In 1911, Paul Poiret created the brand Les Parfums de Rosine in the name of his eldest daughter, technically making him the first French fashion designer/perfumer ... although he never affiliated his design house with the scents of Les Parfums de Rosine.
Initial perfumes were composed by Emanuel Bouler, Maurice Shaller and Henri Alméras (Shaller later created Carnet du Bal for Revillion (1937); Alméras created Joy (1930) and other fragrances for Jean Patou).
François Coty is said to have tried to buy the company, which did well until the stock market crash of 1929.
Les Parfums de Rosine brand was reintroduced in 1991 by Marie-Hélène Rogeon, who had previously worked for Givenchy and Pierre Balmain, with new fragrances created by François Robert.
Modern Rosine creations
Initially a tart apple, it morphs into something synthetic and sweetly, rosily sharp. Notes of galbanum and bergamot, yellow rose, linden blossom, mimosa, lotus blossom, ambrette seed, musk.
La Rose de Rosine (original 1912, redesigned by François Robert in 1991)
Pretty, with a lovely vintage feel. Notes of violet with marigold and an indolic tinge of jasmine and ylang, also Damascan, Turkish, Bulgarian and Greek roses(!), musk, tonka bean, benzoin and balsam. Tovah of Basenotes likens it to FM Lipstick Rose; to me, Lipstick Rose is more powder, a bit softer .. while La Rose pushes its whole weight against you.
Ecume de Rose
"Rose foam" is a martini-like alcoholic scent quickly supplanted by a not-quite-aquatic but salty nonetheless "roses at the beach" feel. Notes include blackcurrant leaves and waterlilies, dune roses, attar of rose and rose absolut, strawflowers and St. John's wort, vetiver, amber and white musk.
Un Zeste de Rose
A circus of a sugary rose-citrus blend with mandarin, lemon bark and orange blossoms, bergamot, cedar, dried fruits, Bulgarian rose, tea rose, jasmine, rose absolute, gardenia, white musk, gray amber, smoked tea leaves. Chewy, I think. Like one of those orange-slice candies.
Poussiere de Rose
Step into a dark church of the Ancien Régime ... smell the wafting incense with its notes of rose, frankincense, tea and cinnamon. Still more notes weigh in: prunes, apricot and ylang ylang, before the fragrant dust settles into sandalwood, cedar, opoponax, benzoin resin, amber and musk.
Some heat with staccato notes of neroli, bergamot and mandarin, petitgrain, orange blossoms, honeysuckle, jasmine. Rose absolute's entry is delayed, and softened, with accompanying notes of figwood, sandalwood, white musk and benzoin resin.

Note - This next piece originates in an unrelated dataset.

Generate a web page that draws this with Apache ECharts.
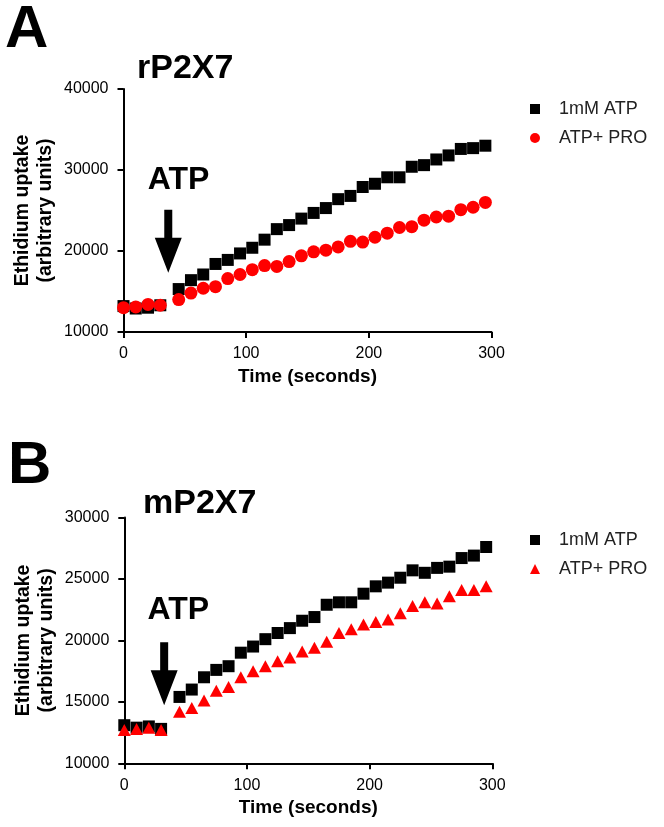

Une Folie de Rose (a descendant of the vintage Rosine Coeur En Folie of 1925?)
A medicinal note -- that must be the convergence of bergamot and coriander -- is fairly quickly rescued from madness by the florality of ylang, jasmine and tea rose.
Diverging from the rose theme, a tuberose fragrance created in 1924 and relaunched in 1994. Do I dare mention Fracas?
Additional Rosines (not a complete list of all past and present Rosine fragrances)
La Coupe d'Or (original 1919, apparently redesigned by Francois Robert in 1993)
Notes of orange, cinnamon, peach, red fruits, lily of the valley, rose, sandalwood, amber, musk, vanilla.
A rose fragrance for men with bergamot, citrus, patchouli and vetiver followed by vanilla, lavender and leather, jasmine, mandarin and rose.
Ginger, galbanum, bergamot, aldehydes and rose bay, jasmine, narcissus and iris, moss, musk nut, pepper, vetiver, roseberry, chamomile, blackcurrant, rosebuds, turkish rose, sweet brier and raspberry leaves, sandalwood, iris.
Nuit de Chine (1913, originally Nuit d'Orient and created by Maurice Shaller when Paul Poiret controlled the house)
Includes a sandalwood note suggesting incense from ancient China; the perfumista Octavian has suggested that Nuit de Chine was the inspiration for Ernest Beaux's Soir de Paris.